I’m working on creating an AI bot for the 2048 puzzle game using the minimax approach. The thing is, 2048 doesn’t really have a traditional opponent trying to minimize my score. Instead, it’s more like an expectiminimax situation where new tiles appear randomly on the board.

Since there’s no actual minimizing player in 2048, I’m confused about whether alpha-beta pruning can still be used effectively. The game tree structure seems different from typical two-player games.

If alpha-beta pruning isn’t suitable here, what other techniques can I use to cut down on unnecessary branches in the search tree? I want to make my AI more efficient without exploring every possible game state.

Has anyone dealt with similar optimization challenges in single-player games with random elements?

You’re right - alpha-beta pruning doesn’t work with 2048’s expectiminimax tree. Hit this same wall building my own solver years ago.

You can’t prune expectation nodes, but there are other optimizations. Probability-based pruning works great - skip low-probability tile placements first, only expand them if you have time left.

Hybrid approach saved me tons of computation. Run shallow expectiminimax for the first few levels, then switch to simple minimax with your best heuristic. Random elements matter way less in deeper positions.

Monte Carlo tree search handles randomness naturally and you can tune exploration vs exploitation however you want. Way easier to implement time bounds too.

My final version used expectiminimax 3-4 levels deep, then pure evaluation. Hit 2048 consistently, sometimes higher.

I solved this completely differently and it works way better than trying to optimize traditional algorithms.

Skip the expectiminimax headaches - I automated everything with machine learning. Built a system that runs continuous game sims, grabs move patterns from winning games, and feeds it all into a neural network.

Best part? No pruning needed. The ML model figures out which moves get higher scores without calculating every possible future state. Way more efficient than tree searches.

Set up the whole pipeline to retrain itself as it plays. Hit 2048 consistently after a few thousand training games. Now it regularly reaches 4096+.

Everything’s automated - data collection, model training, hyperparameter tuning, deployment. Zero manual optimization.

This scales so much better than traditional game tree algorithms. You can add features like board pattern recognition without rebuilding your search logic.

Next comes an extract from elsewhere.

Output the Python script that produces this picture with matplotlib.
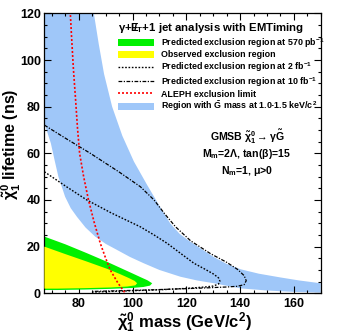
import matplotlib
matplotlib.use("Agg")
import matplotlib.pyplot as plt
from matplotlib.lines import Line2D
from matplotlib.patches import Patch

# --- data (mass in GeV/c^2, lifetime in ns) ---
band_inner_m = [67.2, 68.3, 69.6, 71.0, 72.4, 74.9, 77.0, 79.3, 82.5, 86.1, 90.0, 94.2,
                99.0, 104.1, 110.0, 117.8, 124.0, 130.3, 140.2, 150.0, 160.0, 170.0]
band_inner_t = [73.0, 69.0, 64.3, 57.0, 50.0, 41.4, 36.5, 32.8, 28.2, 24.3, 21.2, 18.6,
                15.6, 12.9, 10.0, 7.1, 5.5, 4.3, 2.1, 1.2, 0.6, 0.3]
band_outer_m = [85.6, 87.4, 89.4, 92.4, 96.2, 100.5, 105.4, 110.0, 114.0, 117.5, 121.0,
                125.0, 130.3, 135.0, 140.2, 147.0, 155.0, 162.0, 170.0]
band_outer_t = [120.0, 107.0, 94.0, 80.0, 67.5, 56.5, 46.5, 37.5, 30.0, 25.5, 22.5,
                19.5, 15.5, 12.6, 10.3, 8.4, 6.8, 5.5, 4.3]

pred570_m = [67.2, 75.0, 83.0, 90.5, 96.0, 100.0, 103.0, 105.5, 107.3, 106.5, 104.0, 100.0,
             92.0, 82.0, 72.0, 67.2]
pred570_t = [24.3, 21.0, 17.2, 13.5, 10.6, 8.5, 6.9, 5.6, 4.3, 3.3, 2.7, 2.3,
             1.9, 1.6, 1.4, 1.4]

obs_m = [67.2, 75.0, 83.0, 90.5, 95.0, 98.5, 100.8, 101.7, 101.0, 98.0, 92.0, 82.0, 72.0, 67.2]
obs_t = [20.0, 16.8, 13.6, 10.5, 8.4, 6.6, 5.3, 4.3, 3.4, 2.9, 2.5, 2.2, 2.0, 2.0]

pred2_m = [67.2, 75.0, 83.0, 92.0, 102.9, 108.0, 112.9, 118.0, 122.8, 127.0, 130.2, 132.0,
           132.5, 132.0, 130.0, 127.0, 120.0, 110.0, 100.0, 90.0, 85.0]
pred2_t = [52.1, 46.0, 40.0, 34.5, 28.5, 25.0, 21.4, 17.0, 12.9, 10.3, 8.2, 6.6,
           5.2, 4.0, 3.1, 2.7, 2.1, 1.5, 1.1, 0.7, 0.5]

pred10_m = [67.2, 75.0, 84.3, 95.0, 102.9, 108.0, 112.0, 116.0, 121.6, 129.0, 135.0, 139.0,
            141.5, 142.3, 141.5, 139.0, 135.0, 125.0, 115.0, 105.0, 95.0, 85.0]
pred10_t = [72.1, 66.5, 60.0, 52.0, 45.7, 40.0, 34.0, 28.5, 22.5, 17.0, 13.3, 10.3,
            7.6, 5.4, 3.7, 3.0, 2.7, 2.2, 1.8, 1.4, 1.1, 0.8]

aleph_m = [76.8, 77.3, 78.0, 78.8, 79.5, 80.3, 81.8, 83.6, 85.7, 88.0, 90.0, 91.7, 94.5, 97.3]
aleph_t = [121.0, 110.0, 96.0, 83.0, 71.0, 60.0, 50.0, 40.0, 30.5, 21.4, 15.0, 10.0, 4.5, 0.0]

xlim = (67.2, 170.0)
ylim = (0.0, 120.0)

BLUE = "#9fc7f9"
GREEN = "#00f000"
YELLOW = "#ffff00"

plt.rcParams["font.family"] = ["Liberation Sans", "DejaVu Sans"]
plt.rcParams["font.weight"] = "bold"
plt.rcParams["mathtext.fontset"] = "custom"
plt.rcParams["mathtext.rm"] = "Liberation Sans:bold"
plt.rcParams["mathtext.it"] = "Liberation Sans:bold"
plt.rcParams["mathtext.bf"] = "Liberation Sans:bold"

fig = plt.figure(figsize=(3.39, 3.35), dpi=100)
ax = fig.add_axes([0.131, 0.1245, 0.815, 0.8355])

# blue band: inner edge, then outer edge back up, closed along the top-left corner
band_m = band_inner_m + band_outer_m[::-1] + [xlim[0]]
band_t = band_inner_t + band_outer_t[::-1] + [ylim[1]]
ax.fill(band_m, band_t, color=BLUE, lw=0, zorder=1)
ax.fill(pred570_m, pred570_t, color=GREEN, lw=0, zorder=2)
ax.fill(obs_m, obs_t, color=YELLOW, lw=0, zorder=3)

DOT = (0, (1.2, 1.2))
DASHDOT = (0, (3, 1.2, 1, 1.2))
ax.plot(pred2_m, pred2_t, color="black", lw=1.0, ls=DOT, zorder=4)
ax.plot(pred10_m, pred10_t, color="black", lw=0.9, ls=DASHDOT, zorder=4)
ax.plot(aleph_m, aleph_t, color="red", lw=1.2, ls=DOT, zorder=5)

ax.set_xlim(*xlim)
ax.set_ylim(*ylim)
ax.set_xticks([80, 100, 120, 140, 160])
ax.set_xticks(range(70, 171, 5), minor=True)
ax.set_yticks([0, 20, 40, 60, 80, 100, 120])
ax.set_yticks(range(0, 121, 5), minor=True)
ax.tick_params(which="both", direction="in", top=True, right=True, width=0.8,
               labelsize=9)
ax.tick_params(which="major", length=4.8)
ax.tick_params(which="minor", length=2.4)
ax.tick_params(axis="x", pad=3.5)
ax.tick_params(axis="y", pad=2.5)
for lab in ax.get_xticklabels() + ax.get_yticklabels():
    lab.set_fontweight("bold")
for s in ax.spines.values():
    s.set_linewidth(0.9)

ax.set_xlabel(r"$\tilde{\chi}^{0}_{1}$ mass (GeV/c$^{2}$)", fontsize=12,
              fontweight="bold", x=0.751, ha="right", labelpad=0)
ax.set_ylabel(r"$\tilde{\chi}^{0}_{1}$ lifetime (ns)", fontsize=11.5,
              fontweight="bold", y=0.733, ha="right", labelpad=-2)

handles = [
    Patch(color=GREEN, lw=0),
    Patch(color=YELLOW, lw=0),
    Line2D([], [], color="black", lw=1.0, ls=DOT),
    Line2D([], [], color="black", lw=0.9, ls=DASHDOT),
    Line2D([], [], color="red", lw=1.2, ls=DOT),
    Patch(color=BLUE, lw=0),
]
labels = [
    r"Predicted exclusion region at 570 pb$^{-1}$",
    "Observed exclusion region",
    r"Predicted exclusion region at 2 fb$^{-1}$",
    r"Predicted exclusion region at 10 fb$^{-1}$",
    "ALEPH exclusion limit",
    r"Region with $\tilde{G}$ mass at 1.0-1.5 keV/c$^{2}$",
]
leg = ax.legend(handles, labels, loc="upper left", bbox_to_anchor=(0.245, 0.995),
                frameon=False, prop={"size": 6.4, "weight": "bold"},
                handlelength=4.0, handleheight=0.9, handletextpad=0.8,
                labelspacing=0.1, borderpad=0.2,
                title=r"$\gamma$+$E\!\!\!/_{T}$+1 jet analysis with EMTiming",
                title_fontproperties={"size": 8.2, "weight": "bold"},
                alignment="left")
leg.set_zorder(6)

ax.text(0.733, 0.558, r"GMSB $\tilde{\chi}^{0}_{1}\rightarrow\gamma\tilde{G}$",
        transform=ax.transAxes, ha="center", va="center", fontsize=7.6, fontweight="bold")
ax.text(0.733, 0.4975, r"M$_{m}$=2$\Lambda$, tan($\beta$)=15",
        transform=ax.transAxes, ha="center", va="center", fontsize=7.6, fontweight="bold")
ax.text(0.733, 0.437, r"N$_{m}$=1, $\mu$>0",
        transform=ax.transAxes, ha="center", va="center", fontsize=7.6, fontweight="bold")

fig.savefig("out.png", dpi=100)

Alpha-beta pruning doesn’t work with pure expectiminimax for 2048 since you can’t effectively prune the random tile placement nodes. But there are other ways to optimize it significantly. I used depth-limited search with aggressive heuristic evaluation and got good results. Focus your heuristics on monotonicity, smoothness, and empty cells - those are the key components. Instead of fixed depth, try iterative deepening with time limits. It gives you way better performance control. Transposition tables help too since you’ll see the same board states repeatedly during search. For random nodes, don’t evaluate every empty cell - just place new tiles in the most likely positions to cut down the branching factor.